- TASK BRIEF
Quote verbatim everything from the line containing "Recreate this image" down to the line containing "(a7) at (426,911);", with both of those lines included and no others.

Records from a collection:
☆ ☆ ☆ ☆ ☆ ☆ ☆
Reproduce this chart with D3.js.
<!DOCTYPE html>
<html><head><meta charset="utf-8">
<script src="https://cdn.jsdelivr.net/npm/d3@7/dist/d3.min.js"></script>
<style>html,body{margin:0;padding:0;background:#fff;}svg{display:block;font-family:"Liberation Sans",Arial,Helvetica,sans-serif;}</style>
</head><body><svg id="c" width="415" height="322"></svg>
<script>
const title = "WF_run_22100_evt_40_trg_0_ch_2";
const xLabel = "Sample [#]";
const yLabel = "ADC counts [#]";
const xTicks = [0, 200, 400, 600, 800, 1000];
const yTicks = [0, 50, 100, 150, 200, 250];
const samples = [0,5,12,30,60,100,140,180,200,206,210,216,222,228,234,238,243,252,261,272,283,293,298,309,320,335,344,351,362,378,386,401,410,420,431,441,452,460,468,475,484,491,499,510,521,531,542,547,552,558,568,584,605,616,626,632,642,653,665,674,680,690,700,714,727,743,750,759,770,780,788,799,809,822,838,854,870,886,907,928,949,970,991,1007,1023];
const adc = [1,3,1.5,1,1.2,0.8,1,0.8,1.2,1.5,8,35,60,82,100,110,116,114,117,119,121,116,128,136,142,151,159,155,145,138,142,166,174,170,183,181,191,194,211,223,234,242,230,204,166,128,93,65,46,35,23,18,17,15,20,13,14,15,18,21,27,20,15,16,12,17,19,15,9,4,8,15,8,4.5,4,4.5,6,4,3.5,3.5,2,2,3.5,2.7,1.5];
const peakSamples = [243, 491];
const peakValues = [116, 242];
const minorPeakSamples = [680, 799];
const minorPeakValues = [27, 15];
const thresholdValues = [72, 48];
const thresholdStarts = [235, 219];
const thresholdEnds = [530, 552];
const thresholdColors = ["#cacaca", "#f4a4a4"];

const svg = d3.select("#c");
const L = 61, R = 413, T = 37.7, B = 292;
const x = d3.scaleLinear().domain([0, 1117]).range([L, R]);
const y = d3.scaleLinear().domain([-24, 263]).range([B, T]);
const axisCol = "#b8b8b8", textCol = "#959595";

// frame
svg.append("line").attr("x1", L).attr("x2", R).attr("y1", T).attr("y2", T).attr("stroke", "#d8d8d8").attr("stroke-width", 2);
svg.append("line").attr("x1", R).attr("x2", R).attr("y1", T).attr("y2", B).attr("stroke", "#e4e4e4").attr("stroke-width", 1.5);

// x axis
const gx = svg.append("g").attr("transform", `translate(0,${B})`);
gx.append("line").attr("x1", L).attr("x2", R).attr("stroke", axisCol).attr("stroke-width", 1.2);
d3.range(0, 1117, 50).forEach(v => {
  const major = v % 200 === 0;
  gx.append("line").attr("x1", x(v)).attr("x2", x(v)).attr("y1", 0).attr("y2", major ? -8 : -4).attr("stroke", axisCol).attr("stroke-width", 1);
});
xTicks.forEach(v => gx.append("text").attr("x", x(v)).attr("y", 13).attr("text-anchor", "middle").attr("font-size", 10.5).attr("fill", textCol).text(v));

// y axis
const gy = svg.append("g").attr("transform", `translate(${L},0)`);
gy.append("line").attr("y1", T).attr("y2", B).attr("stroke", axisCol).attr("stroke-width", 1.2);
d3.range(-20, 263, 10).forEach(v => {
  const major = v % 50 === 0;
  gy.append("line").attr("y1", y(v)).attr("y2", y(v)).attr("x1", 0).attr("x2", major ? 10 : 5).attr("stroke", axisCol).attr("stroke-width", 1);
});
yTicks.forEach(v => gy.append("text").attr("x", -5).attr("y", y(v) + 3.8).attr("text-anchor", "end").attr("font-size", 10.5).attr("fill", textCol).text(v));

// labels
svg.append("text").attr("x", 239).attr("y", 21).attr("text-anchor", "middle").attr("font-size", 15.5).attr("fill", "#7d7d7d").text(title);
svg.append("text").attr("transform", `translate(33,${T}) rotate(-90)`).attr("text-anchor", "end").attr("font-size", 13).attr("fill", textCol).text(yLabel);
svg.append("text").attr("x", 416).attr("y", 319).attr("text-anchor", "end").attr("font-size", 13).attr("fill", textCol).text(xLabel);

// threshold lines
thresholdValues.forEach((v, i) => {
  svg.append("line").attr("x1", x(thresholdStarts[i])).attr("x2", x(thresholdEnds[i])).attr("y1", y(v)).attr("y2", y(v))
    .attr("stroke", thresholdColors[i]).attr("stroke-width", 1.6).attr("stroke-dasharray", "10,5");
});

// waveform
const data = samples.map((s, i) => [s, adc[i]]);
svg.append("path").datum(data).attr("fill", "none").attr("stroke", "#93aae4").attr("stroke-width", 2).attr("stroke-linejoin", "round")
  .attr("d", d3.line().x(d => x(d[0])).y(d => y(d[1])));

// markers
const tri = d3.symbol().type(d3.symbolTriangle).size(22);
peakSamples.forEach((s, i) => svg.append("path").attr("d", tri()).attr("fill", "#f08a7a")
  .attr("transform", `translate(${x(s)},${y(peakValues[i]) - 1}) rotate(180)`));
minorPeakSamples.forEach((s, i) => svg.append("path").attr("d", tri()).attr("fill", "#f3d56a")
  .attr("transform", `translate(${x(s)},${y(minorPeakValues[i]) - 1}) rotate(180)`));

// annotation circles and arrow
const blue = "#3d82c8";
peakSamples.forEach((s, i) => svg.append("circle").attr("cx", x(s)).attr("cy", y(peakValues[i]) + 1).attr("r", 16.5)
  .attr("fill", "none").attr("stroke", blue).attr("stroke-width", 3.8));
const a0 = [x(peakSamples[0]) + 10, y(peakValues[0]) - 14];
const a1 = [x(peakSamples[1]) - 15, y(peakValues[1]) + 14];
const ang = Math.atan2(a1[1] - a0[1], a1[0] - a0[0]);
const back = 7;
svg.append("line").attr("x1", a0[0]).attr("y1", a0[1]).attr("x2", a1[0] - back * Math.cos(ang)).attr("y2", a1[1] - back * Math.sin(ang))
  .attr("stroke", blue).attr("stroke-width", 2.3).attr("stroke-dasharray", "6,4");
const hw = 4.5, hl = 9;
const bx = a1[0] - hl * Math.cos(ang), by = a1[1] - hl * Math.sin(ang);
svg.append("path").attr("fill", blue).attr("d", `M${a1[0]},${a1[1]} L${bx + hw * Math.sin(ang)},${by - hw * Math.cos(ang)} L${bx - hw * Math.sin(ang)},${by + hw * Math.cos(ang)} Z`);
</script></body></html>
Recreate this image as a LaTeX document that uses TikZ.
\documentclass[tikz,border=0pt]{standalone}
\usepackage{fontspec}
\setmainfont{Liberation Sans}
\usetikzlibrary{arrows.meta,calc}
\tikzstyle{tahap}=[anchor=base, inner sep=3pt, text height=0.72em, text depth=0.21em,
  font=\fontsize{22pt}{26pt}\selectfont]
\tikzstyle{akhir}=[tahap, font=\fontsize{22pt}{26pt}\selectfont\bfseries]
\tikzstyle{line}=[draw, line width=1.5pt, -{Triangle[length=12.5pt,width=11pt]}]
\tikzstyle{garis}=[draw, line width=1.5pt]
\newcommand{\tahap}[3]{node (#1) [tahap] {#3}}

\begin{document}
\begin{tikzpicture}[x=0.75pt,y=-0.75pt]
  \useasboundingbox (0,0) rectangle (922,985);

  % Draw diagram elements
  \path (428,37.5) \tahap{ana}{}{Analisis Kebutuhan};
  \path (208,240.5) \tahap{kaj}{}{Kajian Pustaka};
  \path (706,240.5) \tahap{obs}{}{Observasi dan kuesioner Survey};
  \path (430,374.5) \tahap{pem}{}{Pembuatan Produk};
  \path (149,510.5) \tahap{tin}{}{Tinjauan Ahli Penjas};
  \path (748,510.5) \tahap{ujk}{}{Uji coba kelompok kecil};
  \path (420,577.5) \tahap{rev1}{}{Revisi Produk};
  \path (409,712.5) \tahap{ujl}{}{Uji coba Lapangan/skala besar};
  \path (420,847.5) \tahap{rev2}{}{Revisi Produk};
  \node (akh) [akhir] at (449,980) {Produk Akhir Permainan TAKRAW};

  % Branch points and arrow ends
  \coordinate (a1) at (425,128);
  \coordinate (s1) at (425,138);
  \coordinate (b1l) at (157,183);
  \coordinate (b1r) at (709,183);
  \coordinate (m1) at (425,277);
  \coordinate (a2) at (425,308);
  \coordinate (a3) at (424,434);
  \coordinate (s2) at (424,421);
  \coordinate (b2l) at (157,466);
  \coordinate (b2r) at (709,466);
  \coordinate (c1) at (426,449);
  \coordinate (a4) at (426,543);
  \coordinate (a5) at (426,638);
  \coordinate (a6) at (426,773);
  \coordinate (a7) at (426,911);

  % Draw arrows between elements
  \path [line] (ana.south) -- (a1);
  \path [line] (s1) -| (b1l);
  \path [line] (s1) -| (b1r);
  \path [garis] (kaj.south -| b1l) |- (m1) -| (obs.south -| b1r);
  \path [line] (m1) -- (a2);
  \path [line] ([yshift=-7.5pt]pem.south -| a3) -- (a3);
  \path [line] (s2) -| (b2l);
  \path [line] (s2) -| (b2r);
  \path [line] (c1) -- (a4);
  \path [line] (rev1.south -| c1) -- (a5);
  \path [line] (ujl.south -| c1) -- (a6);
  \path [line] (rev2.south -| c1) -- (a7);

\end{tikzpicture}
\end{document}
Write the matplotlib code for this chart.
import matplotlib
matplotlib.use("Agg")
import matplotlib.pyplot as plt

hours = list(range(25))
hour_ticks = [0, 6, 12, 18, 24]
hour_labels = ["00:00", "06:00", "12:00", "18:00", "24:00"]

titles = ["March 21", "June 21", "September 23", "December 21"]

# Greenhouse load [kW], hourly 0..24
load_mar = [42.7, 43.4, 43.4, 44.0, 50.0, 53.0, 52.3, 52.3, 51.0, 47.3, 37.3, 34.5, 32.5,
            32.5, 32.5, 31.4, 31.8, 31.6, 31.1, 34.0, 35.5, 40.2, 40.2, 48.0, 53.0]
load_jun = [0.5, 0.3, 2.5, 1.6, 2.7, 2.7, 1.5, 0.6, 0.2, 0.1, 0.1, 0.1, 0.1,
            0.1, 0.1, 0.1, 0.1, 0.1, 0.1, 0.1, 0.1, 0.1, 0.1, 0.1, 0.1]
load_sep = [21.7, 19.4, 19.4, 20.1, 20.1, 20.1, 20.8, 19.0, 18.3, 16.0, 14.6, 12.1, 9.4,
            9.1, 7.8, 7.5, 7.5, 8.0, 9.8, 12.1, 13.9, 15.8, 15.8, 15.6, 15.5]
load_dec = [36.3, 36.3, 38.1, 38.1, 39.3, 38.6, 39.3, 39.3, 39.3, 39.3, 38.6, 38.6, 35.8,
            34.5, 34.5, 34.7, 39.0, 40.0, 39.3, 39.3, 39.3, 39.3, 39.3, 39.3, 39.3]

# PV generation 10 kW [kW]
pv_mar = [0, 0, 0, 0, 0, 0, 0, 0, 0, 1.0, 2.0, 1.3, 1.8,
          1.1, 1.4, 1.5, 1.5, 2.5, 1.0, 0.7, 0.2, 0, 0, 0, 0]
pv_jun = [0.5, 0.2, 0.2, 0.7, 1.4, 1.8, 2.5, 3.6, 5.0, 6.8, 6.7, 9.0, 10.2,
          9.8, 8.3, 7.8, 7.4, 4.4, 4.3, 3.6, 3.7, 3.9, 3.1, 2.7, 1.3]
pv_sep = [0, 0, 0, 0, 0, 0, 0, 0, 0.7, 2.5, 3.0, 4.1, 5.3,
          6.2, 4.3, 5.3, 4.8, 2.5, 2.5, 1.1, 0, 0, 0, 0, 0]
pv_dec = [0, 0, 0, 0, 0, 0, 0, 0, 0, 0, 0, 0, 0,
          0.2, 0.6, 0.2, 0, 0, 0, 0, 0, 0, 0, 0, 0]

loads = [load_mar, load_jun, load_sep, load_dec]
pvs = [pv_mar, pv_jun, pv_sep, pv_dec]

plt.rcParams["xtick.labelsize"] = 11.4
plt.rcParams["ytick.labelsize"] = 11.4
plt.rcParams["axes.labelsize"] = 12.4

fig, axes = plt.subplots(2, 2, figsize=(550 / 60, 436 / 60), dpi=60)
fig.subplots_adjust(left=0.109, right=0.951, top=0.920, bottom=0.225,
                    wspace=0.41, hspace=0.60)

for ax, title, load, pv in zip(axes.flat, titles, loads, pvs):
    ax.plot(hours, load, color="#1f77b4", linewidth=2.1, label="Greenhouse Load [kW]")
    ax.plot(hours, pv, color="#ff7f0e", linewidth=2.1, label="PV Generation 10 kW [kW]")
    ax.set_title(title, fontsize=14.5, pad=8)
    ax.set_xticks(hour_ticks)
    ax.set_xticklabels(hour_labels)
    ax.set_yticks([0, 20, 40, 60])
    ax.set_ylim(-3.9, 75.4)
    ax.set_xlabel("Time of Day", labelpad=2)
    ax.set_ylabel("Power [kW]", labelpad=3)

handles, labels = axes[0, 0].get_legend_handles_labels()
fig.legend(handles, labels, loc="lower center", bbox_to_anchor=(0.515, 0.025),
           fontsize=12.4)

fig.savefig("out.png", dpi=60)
☆ ☆ ☆ ☆ ☆ ☆ ☆
- RESULT
Recreate this image as a LaTeX document that uses TikZ.
\documentclass[tikz,border=0pt]{standalone}
\usepackage{fontspec}
\setmainfont{Liberation Sans}
\usetikzlibrary{arrows.meta,calc}
\tikzstyle{tahap}=[anchor=base, inner sep=3pt, text height=0.72em, text depth=0.21em,
  font=\fontsize{22pt}{26pt}\selectfont]
\tikzstyle{akhir}=[tahap, font=\fontsize{22pt}{26pt}\selectfont\bfseries]
\tikzstyle{line}=[draw, line width=1.5pt, -{Triangle[length=12.5pt,width=11pt]}]
\tikzstyle{garis}=[draw, line width=1.5pt]
\newcommand{\tahap}[3]{node (#1) [tahap] {#3}}

\begin{document}
\begin{tikzpicture}[x=0.75pt,y=-0.75pt]
  \useasboundingbox (0,0) rectangle (922,985);

  % Draw diagram elements
  \path (428,37.5) \tahap{ana}{}{Analisis Kebutuhan};
  \path (208,240.5) \tahap{kaj}{}{Kajian Pustaka};
  \path (706,240.5) \tahap{obs}{}{Observasi dan kuesioner Survey};
  \path (430,374.5) \tahap{pem}{}{Pembuatan Produk};
  \path (149,510.5) \tahap{tin}{}{Tinjauan Ahli Penjas};
  \path (748,510.5) \tahap{ujk}{}{Uji coba kelompok kecil};
  \path (420,577.5) \tahap{rev1}{}{Revisi Produk};
  \path (409,712.5) \tahap{ujl}{}{Uji coba Lapangan/skala besar};
  \path (420,847.5) \tahap{rev2}{}{Revisi Produk};
  \node (akh) [akhir] at (449,980) {Produk Akhir Permainan TAKRAW};

  % Branch points and arrow ends
  \coordinate (a1) at (425,128);
  \coordinate (s1) at (425,138);
  \coordinate (b1l) at (157,183);
  \coordinate (b1r) at (709,183);
  \coordinate (m1) at (425,277);
  \coordinate (a2) at (425,308);
  \coordinate (a3) at (424,434);
  \coordinate (s2) at (424,421);
  \coordinate (b2l) at (157,466);
  \coordinate (b2r) at (709,466);
  \coordinate (c1) at (426,449);
  \coordinate (a4) at (426,543);
  \coordinate (a5) at (426,638);
  \coordinate (a6) at (426,773);
  \coordinate (a7) at (426,911);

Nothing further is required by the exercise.